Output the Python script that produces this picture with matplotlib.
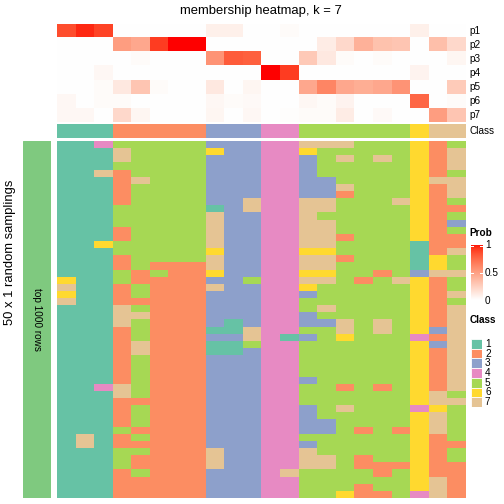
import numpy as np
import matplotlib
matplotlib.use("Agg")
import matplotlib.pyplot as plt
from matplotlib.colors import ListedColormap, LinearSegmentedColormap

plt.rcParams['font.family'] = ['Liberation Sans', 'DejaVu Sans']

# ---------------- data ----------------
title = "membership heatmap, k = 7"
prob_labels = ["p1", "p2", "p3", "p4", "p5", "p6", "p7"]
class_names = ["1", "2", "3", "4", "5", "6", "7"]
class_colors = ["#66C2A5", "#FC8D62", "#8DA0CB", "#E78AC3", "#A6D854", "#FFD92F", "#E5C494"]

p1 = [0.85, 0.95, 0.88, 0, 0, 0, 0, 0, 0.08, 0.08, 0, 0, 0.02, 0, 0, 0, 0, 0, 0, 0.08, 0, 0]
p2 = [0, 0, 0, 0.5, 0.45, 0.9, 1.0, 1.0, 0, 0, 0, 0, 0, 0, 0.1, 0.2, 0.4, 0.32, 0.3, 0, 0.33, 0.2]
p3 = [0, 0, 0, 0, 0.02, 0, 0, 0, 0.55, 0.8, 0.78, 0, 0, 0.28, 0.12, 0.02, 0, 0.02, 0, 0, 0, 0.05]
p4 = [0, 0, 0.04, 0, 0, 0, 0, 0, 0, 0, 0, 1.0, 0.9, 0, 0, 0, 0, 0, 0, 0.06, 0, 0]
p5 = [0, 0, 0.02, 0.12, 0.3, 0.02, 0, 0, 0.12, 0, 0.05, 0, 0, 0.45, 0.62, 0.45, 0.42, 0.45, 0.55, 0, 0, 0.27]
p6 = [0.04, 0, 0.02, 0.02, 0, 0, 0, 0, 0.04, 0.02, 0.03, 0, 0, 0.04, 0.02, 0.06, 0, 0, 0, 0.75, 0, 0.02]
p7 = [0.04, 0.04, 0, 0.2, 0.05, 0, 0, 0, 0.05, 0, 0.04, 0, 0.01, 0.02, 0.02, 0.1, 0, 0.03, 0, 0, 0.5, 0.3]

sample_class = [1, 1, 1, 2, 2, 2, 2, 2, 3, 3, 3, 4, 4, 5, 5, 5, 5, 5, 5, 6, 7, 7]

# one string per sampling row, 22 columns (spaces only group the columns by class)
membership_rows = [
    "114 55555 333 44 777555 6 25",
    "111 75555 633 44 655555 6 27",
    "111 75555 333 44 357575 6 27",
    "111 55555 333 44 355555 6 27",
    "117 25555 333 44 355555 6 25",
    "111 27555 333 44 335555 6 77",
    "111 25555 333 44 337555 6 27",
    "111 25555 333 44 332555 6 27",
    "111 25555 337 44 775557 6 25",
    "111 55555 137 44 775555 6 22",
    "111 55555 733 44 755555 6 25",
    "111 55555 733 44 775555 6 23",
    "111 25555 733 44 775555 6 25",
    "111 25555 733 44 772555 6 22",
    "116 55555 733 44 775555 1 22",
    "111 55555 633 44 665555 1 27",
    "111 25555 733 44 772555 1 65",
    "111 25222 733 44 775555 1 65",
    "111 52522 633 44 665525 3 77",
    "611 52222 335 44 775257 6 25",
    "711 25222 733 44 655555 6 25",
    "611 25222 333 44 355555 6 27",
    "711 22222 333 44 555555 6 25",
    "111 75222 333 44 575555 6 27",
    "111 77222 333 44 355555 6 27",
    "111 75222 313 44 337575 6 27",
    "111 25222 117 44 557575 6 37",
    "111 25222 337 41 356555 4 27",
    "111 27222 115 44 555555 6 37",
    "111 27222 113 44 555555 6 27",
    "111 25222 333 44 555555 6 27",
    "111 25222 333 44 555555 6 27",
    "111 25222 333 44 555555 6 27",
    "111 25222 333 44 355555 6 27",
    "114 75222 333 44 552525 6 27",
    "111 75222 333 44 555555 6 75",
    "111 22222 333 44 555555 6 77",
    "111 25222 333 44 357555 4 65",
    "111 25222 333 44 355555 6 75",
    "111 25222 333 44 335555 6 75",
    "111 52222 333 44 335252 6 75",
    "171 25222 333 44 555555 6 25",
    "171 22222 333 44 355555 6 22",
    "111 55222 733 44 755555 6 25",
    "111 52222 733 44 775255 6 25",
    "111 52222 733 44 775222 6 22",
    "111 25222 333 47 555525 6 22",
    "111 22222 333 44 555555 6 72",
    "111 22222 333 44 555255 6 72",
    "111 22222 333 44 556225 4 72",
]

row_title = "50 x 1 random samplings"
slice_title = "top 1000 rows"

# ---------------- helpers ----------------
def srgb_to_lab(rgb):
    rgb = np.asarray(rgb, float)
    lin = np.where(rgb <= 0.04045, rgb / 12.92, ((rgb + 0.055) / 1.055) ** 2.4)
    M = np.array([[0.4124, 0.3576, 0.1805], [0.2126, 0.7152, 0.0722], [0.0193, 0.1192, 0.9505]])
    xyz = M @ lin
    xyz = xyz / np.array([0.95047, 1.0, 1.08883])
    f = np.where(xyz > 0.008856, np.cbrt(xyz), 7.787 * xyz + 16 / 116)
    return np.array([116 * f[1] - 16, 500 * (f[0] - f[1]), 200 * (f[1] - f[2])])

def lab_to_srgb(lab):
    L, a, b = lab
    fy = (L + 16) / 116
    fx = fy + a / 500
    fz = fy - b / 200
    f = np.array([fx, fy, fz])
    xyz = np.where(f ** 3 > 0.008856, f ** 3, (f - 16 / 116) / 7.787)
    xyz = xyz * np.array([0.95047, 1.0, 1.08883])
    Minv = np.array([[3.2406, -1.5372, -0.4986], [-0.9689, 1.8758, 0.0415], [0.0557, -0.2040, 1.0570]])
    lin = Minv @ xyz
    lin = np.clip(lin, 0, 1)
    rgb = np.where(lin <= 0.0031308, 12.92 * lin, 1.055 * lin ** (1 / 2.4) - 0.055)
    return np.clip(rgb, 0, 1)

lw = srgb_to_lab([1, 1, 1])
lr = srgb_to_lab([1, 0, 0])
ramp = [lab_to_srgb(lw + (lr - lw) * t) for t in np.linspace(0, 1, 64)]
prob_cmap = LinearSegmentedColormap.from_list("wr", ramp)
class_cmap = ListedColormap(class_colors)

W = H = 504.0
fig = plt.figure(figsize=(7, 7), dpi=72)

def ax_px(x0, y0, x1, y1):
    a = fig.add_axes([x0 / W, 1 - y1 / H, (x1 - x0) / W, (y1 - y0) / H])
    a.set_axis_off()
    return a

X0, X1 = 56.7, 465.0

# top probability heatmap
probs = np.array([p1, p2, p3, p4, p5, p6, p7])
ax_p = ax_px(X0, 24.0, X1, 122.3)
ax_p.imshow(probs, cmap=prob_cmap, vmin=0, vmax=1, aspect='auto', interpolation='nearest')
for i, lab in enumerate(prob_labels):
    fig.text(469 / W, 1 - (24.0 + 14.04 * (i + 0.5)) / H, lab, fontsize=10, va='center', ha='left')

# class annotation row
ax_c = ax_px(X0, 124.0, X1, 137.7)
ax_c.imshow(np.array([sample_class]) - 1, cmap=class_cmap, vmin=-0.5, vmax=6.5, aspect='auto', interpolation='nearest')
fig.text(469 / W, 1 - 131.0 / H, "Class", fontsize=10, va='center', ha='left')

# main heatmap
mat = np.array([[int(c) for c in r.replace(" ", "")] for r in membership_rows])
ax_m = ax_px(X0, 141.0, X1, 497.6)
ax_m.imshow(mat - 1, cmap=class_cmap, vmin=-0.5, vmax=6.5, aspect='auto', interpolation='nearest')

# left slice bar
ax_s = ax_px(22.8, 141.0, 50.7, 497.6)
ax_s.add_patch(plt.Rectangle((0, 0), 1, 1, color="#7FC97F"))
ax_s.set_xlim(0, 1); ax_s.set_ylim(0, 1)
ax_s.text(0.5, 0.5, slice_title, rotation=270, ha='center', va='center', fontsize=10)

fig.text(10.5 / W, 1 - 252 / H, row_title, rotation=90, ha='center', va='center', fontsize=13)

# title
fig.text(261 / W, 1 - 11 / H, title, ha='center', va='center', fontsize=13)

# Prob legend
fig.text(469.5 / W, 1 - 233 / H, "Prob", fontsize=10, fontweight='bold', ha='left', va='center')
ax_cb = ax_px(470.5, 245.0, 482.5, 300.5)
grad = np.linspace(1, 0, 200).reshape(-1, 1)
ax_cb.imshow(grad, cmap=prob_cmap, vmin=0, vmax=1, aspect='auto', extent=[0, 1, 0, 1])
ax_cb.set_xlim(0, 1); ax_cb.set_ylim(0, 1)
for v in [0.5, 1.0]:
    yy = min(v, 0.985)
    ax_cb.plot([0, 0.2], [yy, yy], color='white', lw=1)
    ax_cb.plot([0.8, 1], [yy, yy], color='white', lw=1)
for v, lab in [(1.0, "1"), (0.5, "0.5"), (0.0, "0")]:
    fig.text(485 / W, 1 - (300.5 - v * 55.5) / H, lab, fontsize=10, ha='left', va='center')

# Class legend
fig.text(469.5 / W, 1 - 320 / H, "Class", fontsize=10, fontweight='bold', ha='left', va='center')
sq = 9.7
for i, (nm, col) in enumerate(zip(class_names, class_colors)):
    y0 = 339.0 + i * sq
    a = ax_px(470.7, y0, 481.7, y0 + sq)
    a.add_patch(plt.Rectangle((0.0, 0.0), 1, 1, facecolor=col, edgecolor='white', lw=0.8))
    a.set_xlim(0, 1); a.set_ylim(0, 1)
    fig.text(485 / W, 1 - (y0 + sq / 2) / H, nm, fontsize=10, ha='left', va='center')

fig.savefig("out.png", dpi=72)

┄┄┄┄┄┄┄┄┄┄

Directions: Leave out the pictures. Transcribe only the lines above, from the first through the one that contains "5, 5, 6, 7, 7]".

The solution:
Output the Python script that produces this picture with matplotlib.
import numpy as np
import matplotlib
matplotlib.use("Agg")
import matplotlib.pyplot as plt
from matplotlib.colors import ListedColormap, LinearSegmentedColormap

plt.rcParams['font.family'] = ['Liberation Sans', 'DejaVu Sans']

# ---------------- data ----------------
title = "membership heatmap, k = 7"
prob_labels = ["p1", "p2", "p3", "p4", "p5", "p6", "p7"]
class_names = ["1", "2", "3", "4", "5", "6", "7"]
class_colors = ["#66C2A5", "#FC8D62", "#8DA0CB", "#E78AC3", "#A6D854", "#FFD92F", "#E5C494"]

p1 = [0.85, 0.95, 0.88, 0, 0, 0, 0, 0, 0.08, 0.08, 0, 0, 0.02, 0, 0, 0, 0, 0, 0, 0.08, 0, 0]
p2 = [0, 0, 0, 0.5, 0.45, 0.9, 1.0, 1.0, 0, 0, 0, 0, 0, 0, 0.1, 0.2, 0.4, 0.32, 0.3, 0, 0.33, 0.2]
p3 = [0, 0, 0, 0, 0.02, 0, 0, 0, 0.55, 0.8, 0.78, 0, 0, 0.28, 0.12, 0.02, 0, 0.02, 0, 0, 0, 0.05]
p4 = [0, 0, 0.04, 0, 0, 0, 0, 0, 0, 0, 0, 1.0, 0.9, 0, 0, 0, 0, 0, 0, 0.06, 0, 0]
p5 = [0, 0, 0.02, 0.12, 0.3, 0.02, 0, 0, 0.12, 0, 0.05, 0, 0, 0.45, 0.62, 0.45, 0.42, 0.45, 0.55, 0, 0, 0.27]
p6 = [0.04, 0, 0.02, 0.02, 0, 0, 0, 0, 0.04, 0.02, 0.03, 0, 0, 0.04, 0.02, 0.06, 0, 0, 0, 0.75, 0, 0.02]
p7 = [0.04, 0.04, 0, 0.2, 0.05, 0, 0, 0, 0.05, 0, 0.04, 0, 0.01, 0.02, 0.02, 0.1, 0, 0.03, 0, 0, 0.5, 0.3]

sample_class = [1, 1, 1, 2, 2, 2, 2, 2, 3, 3, 3, 4, 4, 5, 5, 5, 5, 5, 5, 6, 7, 7]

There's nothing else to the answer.